UEFA’s legal department, which, like much of Europe, is working from home, is poring over agreements and working to find a solution to a problem that until the last two months had not been envisaged by anyone involved.
Guy-Laurent Epstein, UEFA’s marketing director, declined to comment on the specifics of the organization’s conversations with its partners. But he said no final decision had been made about the name for the tournament, and added that all the stakeholders involved would have to “share the pain.”
“We are assessing the overall picture and taking all the arguments into consideration,” he said.
Konami, the video game maker, had planned to release its Euro 2020 game on April 30. Producing it required months of work creating licensing agreements with all of UEFA’s 55 national associations, as well as UEFA itself, and companies that manufacture the jerseys, like Adidas and Nike. A plan had also been in place to include the Adidas-produced tournament ball as well as special version for the final.
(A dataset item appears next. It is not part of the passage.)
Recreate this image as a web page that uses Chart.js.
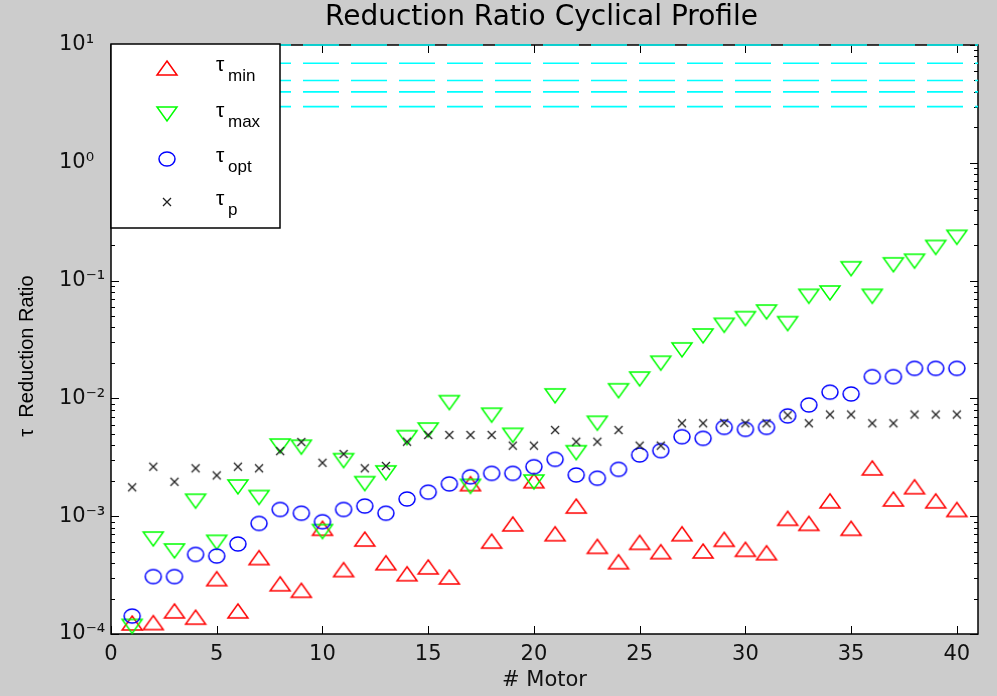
<!DOCTYPE html>
<html>
<head>
<meta charset="utf-8">
<script src="https://cdn.jsdelivr.net/npm/chart.js@4.4.0/dist/chart.umd.min.js"></script>
<style>
html,body{margin:0;padding:0;background:#cccccc;}
#wrap{width:997px;height:696px;position:relative;}
</style>
</head>
<body>
<div id="wrap"><canvas id="c" width="997" height="696"></canvas></div>
<script>
// ---------------- data ----------------
const motors = [1,2,3,4,5,6,7,8,9,10,11,12,13,14,15,16,17,18,19,20,21,22,23,24,25,26,27,28,29,30,31,32,33,34,35,36,37,38,39,40];
const tauMin = [1.24e-4,1.25e-4,1.57e-4,1.39e-4,2.95e-4,1.57e-4,4.45e-4,2.67e-4,2.35e-4,7.9e-4,
                3.52e-4,6.4e-4,4.03e-4,3.25e-4,3.71e-4,3.05e-4,1.89e-3,6.15e-4,8.6e-4,2.0e-3,
                7.1e-4,1.22e-3,5.55e-4,4.11e-4,6.0e-4,5.0e-4,7.1e-4,5.07e-4,6.37e-4,5.24e-4,
                4.9e-4,9.6e-4,8.7e-4,1.35e-3,7.9e-4,2.57e-3,1.40e-3,1.78e-3,1.35e-3,1.14e-3];
const tauMax = [1.16e-4,6.4e-4,5.07e-4,1.34e-3,6.0e-4,1.77e-3,1.44e-3,3.94e-3,3.85e-3,7.4e-4,
                2.96e-3,1.89e-3,2.33e-3,4.64e-3,5.39e-3,9.2e-3,1.79e-3,7.2e-3,4.86e-3,1.95e-3,
                1.05e-2,3.46e-3,6.15e-3,1.16e-2,1.46e-2,1.99e-2,2.58e-2,3.39e-2,4.17e-2,4.75e-2,
                5.41e-2,4.31e-2,7.35e-2,7.85e-2,0.126,7.35e-2,0.136,0.146,0.191,0.233];
const tauOpt = [1.42e-4,3.07e-4,3.07e-4,4.74e-4,4.59e-4,5.81e-4,8.69e-4,1.14e-3,1.06e-3,8.98e-4,
                1.14e-3,1.22e-3,1.06e-3,1.40e-3,1.60e-3,1.88e-3,2.16e-3,2.31e-3,2.31e-3,2.63e-3,
                3.04e-3,2.24e-3,2.10e-3,2.50e-3,3.31e-3,3.60e-3,4.73e-3,4.58e-3,5.68e-3,5.46e-3,
                5.68e-3,7.1e-3,8.8e-3,1.13e-2,1.09e-2,1.53e-2,1.53e-2,1.80e-2,1.80e-2,1.80e-2];
const tauP   = [1.76e-3,2.63e-3,1.96e-3,2.55e-3,2.22e-3,2.63e-3,2.55e-3,3.57e-3,4.26e-3,2.84e-3,
                3.37e-3,2.55e-3,2.67e-3,4.29e-3,4.89e-3,4.89e-3,4.89e-3,4.89e-3,3.97e-3,3.97e-3,
                5.39e-3,4.29e-3,4.29e-3,5.39e-3,3.97e-3,3.97e-3,6.15e-3,6.15e-3,6.2e-3,6.15e-3,
                6.15e-3,7.2e-3,6.15e-3,7.3e-3,7.3e-3,6.15e-3,6.15e-3,7.3e-3,7.3e-3,7.3e-3];
const refLevels = [10, 7, 5, 4, 3];
const xLimits = [0, 41];
const yLimits = [1e-4, 10];
const yTickValues = [1e-4, 1e-3, 1e-2, 1e-1, 1, 10];
const yTickLabels = ['10\u207B\u2074', '10\u207B\u00B3', '10\u207B\u00B2', '10\u207B\u00B9', '10\u2070', '10\u00B9'];
const seriesBase = '\u03C4';
const seriesSubs = ['min', 'max', 'opt', 'p'];
const titleText = 'Reduction Ratio Cyclical Profile';
const xTitle = '# Motor';
const yTitle = '\u03C4  Reduction Ratio';

// ---------------- marker images ----------------
function makeMarker(kind, color) {
  const c = document.createElement('canvas');
  const g = c.getContext('2d');
  if (kind === 'up' || kind === 'down') {
    c.width = 24; c.height = 18;
    g.strokeStyle = color; g.lineWidth = 1.5; g.lineJoin = 'miter';
    g.beginPath();
    if (kind === 'up') { g.moveTo(12, 2); g.lineTo(22, 16); g.lineTo(2, 16); }
    else { g.moveTo(2, 2); g.lineTo(22, 2); g.lineTo(12, 16); }
    g.closePath(); g.stroke();
  } else if (kind === 'circle') {
    c.width = 22; c.height = 20;
    g.strokeStyle = color; g.lineWidth = 1.5;
    g.beginPath(); g.ellipse(11, 10, 8, 7, 0, 0, Math.PI * 2); g.stroke();
  } else {
    c.width = 12; c.height = 12;
    g.strokeStyle = color; g.lineWidth = 1.3;
    g.beginPath(); g.moveTo(2, 2); g.lineTo(10, 10); g.moveTo(10, 2); g.lineTo(2, 10); g.stroke();
  }
  return c;
}
const mkMin = makeMarker('up', '#ff0000');
const mkMax = makeMarker('down', '#00ff00');
const mkOpt = makeMarker('circle', '#0000ff');
const mkP = makeMarker('x', '#222222');
const legendMarkers = [mkMin, mkMax, mkOpt, mkP];

function pts(vals) { return motors.map((m, i) => ({ x: m, y: vals[i] })); }

const datasets = [];
refLevels.forEach(lv => {
  datasets.push({
    type: 'line', label: 'ref ' + lv,
    data: [{ x: xLimits[0], y: lv }, { x: xLimits[1], y: lv }],
    showLine: true, borderColor: '#00ffff', borderWidth: 1.6, borderDash: [36, 12],
    pointRadius: 0, order: 10, clip: false
  });
});
[[tauMin, mkMin, 'min', 4], [tauMax, mkMax, 'max', 3], [tauOpt, mkOpt, 'opt', 2], [tauP, mkP, 'p', 1]]
  .forEach(([vals, mk, sub, ord]) => {
    datasets.push({
      label: seriesBase + sub, data: pts(vals), showLine: false,
      pointStyle: mk, pointRadius: 8, pointHoverRadius: 8,
      order: ord, clip: false
    });
  });

// ---------------- decoration plugin ----------------
const decor = {
  id: 'decor',
  beforeDraw(chart) {
    const { ctx, width, height, chartArea: a } = chart;
    ctx.save();
    ctx.fillStyle = '#cccccc'; ctx.fillRect(0, 0, width, height);
    ctx.fillStyle = '#ffffff'; ctx.fillRect(a.left, a.top, a.right - a.left, a.bottom - a.top);
    ctx.restore();
  },
  beforeDatasetsDraw(chart) {
    const { ctx, chartArea: a, scales } = chart;
    const xs = scales.x, ys = scales.y;
    ctx.save();
    ctx.strokeStyle = '#000'; ctx.lineWidth = 1;
    ctx.beginPath();
    xs.ticks.forEach(t => {
      const px = Math.round(xs.getPixelForValue(t.value)) + 0.5;
      ctx.moveTo(px, a.bottom); ctx.lineTo(px, a.bottom - 8);
      ctx.moveTo(px, a.top); ctx.lineTo(px, a.top + 8);
    });
    for (let d = -4; d <= 1; d++) {
      for (let k = 1; k <= 9; k++) {
        const v = k * Math.pow(10, d);
        if (v > yLimits[1] * 1.0001) break;
        const len = k === 1 ? 8 : 4;
        const py = Math.round(ys.getPixelForValue(v)) + 0.5;
        ctx.moveTo(a.left, py); ctx.lineTo(a.left + len, py);
        ctx.moveTo(a.right, py); ctx.lineTo(a.right - len, py);
      }
    }
    ctx.stroke();
    ctx.lineWidth = 1.5;
    ctx.strokeRect(a.left, a.top, a.right - a.left, a.bottom - a.top);
    ctx.restore();
  },
  afterDatasetsDraw(chart) {
    const { ctx, chartArea: a } = chart;
    ctx.save();
    const bx = a.left, by = a.top - 1, bw = 169, bh = 184;
    ctx.fillStyle = '#fff'; ctx.fillRect(bx, by, bw, bh);
    ctx.strokeStyle = '#000'; ctx.lineWidth = 1.5; ctx.strokeRect(bx, by, bw, bh);
    const rows = [68, 114, 158.5, 202];
    rows.forEach((ry, i) => {
      const m = legendMarkers[i];
      ctx.drawImage(m, Math.round(167 - m.width / 2), Math.round(ry - m.height / 2));
      ctx.fillStyle = '#000';
      ctx.textBaseline = 'middle'; ctx.textAlign = 'left';
      ctx.font = '21px "Liberation Sans", Arial, sans-serif';
      ctx.fillText(seriesBase, 216, ry - 2.5);
      ctx.font = '17px "Liberation Sans", Arial, sans-serif';
      ctx.fillText(seriesSubs[i], 228, ry + 8.5);
    });
    ctx.restore();
  },
  afterDraw(chart) {
    const { ctx, chartArea: a } = chart;
    ctx.save();
    ctx.fillStyle = '#000';
    ctx.textAlign = 'center'; ctx.textBaseline = 'middle';
    ctx.font = '28px "DejaVu Sans", sans-serif';
    ctx.fillText(titleText, (a.left + a.right) / 2 - 3, 17.5);
    ctx.translate(27, 356);
    ctx.rotate(-Math.PI / 2);
    ctx.font = '20px "Liberation Sans", Arial, sans-serif';
    ctx.fillText(yTitle, 0, 0);
    ctx.restore();
  }
};

new Chart(document.getElementById('c'), {
  type: 'scatter',
  data: { datasets },
  plugins: [decor],
  options: {
    responsive: false,
    devicePixelRatio: 1,
    animation: false,
    events: [],
    layout: { padding: { left: 59, right: 19, top: 45, bottom: 0 } },
    plugins: { legend: { display: false }, title: { display: false }, tooltip: { enabled: false } },
    scales: {
      x: {
        type: 'linear', min: xLimits[0], max: xLimits[1],
        afterFit: s => { s.height = 62; },
        grid: { display: false, drawTicks: false },
        border: { display: false },
        ticks: { stepSize: 5, includeBounds: false, padding: 8, maxRotation: 0, autoSkip: false,
                 color: '#111', font: { family: '"DejaVu Sans"', size: 21 } },
        title: { display: true, text: xTitle, color: '#111', font: { family: '"DejaVu Sans"', size: 21 },
                 padding: { top: 0, bottom: 3 } }
      },
      y: {
        type: 'logarithmic', min: yLimits[0], max: yLimits[1],
        afterFit: s => { s.width = 52; },
        afterBuildTicks: s => { s.ticks = yTickValues.map(v => ({ value: v, major: true })); },
        grid: { display: false, drawTicks: false },
        border: { display: false },
        ticks: {
          crossAlign: 'far', padding: 0, autoSkip: false,
          color: '#111', font: { family: '"DejaVu Sans"', size: 21 },
          callback: v => {
            const i = yTickValues.findIndex(t => Math.abs(Math.log10(t) - Math.log10(v)) < 1e-6);
            return i >= 0 ? yTickLabels[i] : '';
          }
        }
      }
    }
  }
});
</script>
</body>
</html>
“We are in ongoing discussion with UEFA,” said a Konami spokesman, who added that an announcement about what the tournament would be named was likely to be made soon. “It’s definitely up to UEFA what the tournament is called.”
For companies that make physical, branded items, the pause could not have come at a worse time. Some were on the cusp of executing plans that had been hatched as long as 18 months ago, and beverage companies like Coke and Heineken would not only have worked on branding and promotion but also on shelving requirements for their customers, like major supermarkets.
“As a longstanding UEFA partner, we fully support the decision to postpone Euro 2020 until the summer of 2021 and will work with UEFA on future plans,” Heineken said in a statement.
Tournament-specific merchandise, like the millions of key chains, balls and T-shirts that were going to hit the shelves in the next weeks, will now most likely have to be stored in warehouses.
But all the campaigns and merchandise may not be able to be simply rolled out as originally designed after the hiatus. Whenever soccer does return and the tournament can be played, it is clear that it will be in a different environment than when it was abruptly halted. Tournament hosts and sponsors, Crow said, will probably want to take into account the shock much of the world has endured.
“I think you might see some sponsors wanting to rethink their campaigns,” he said.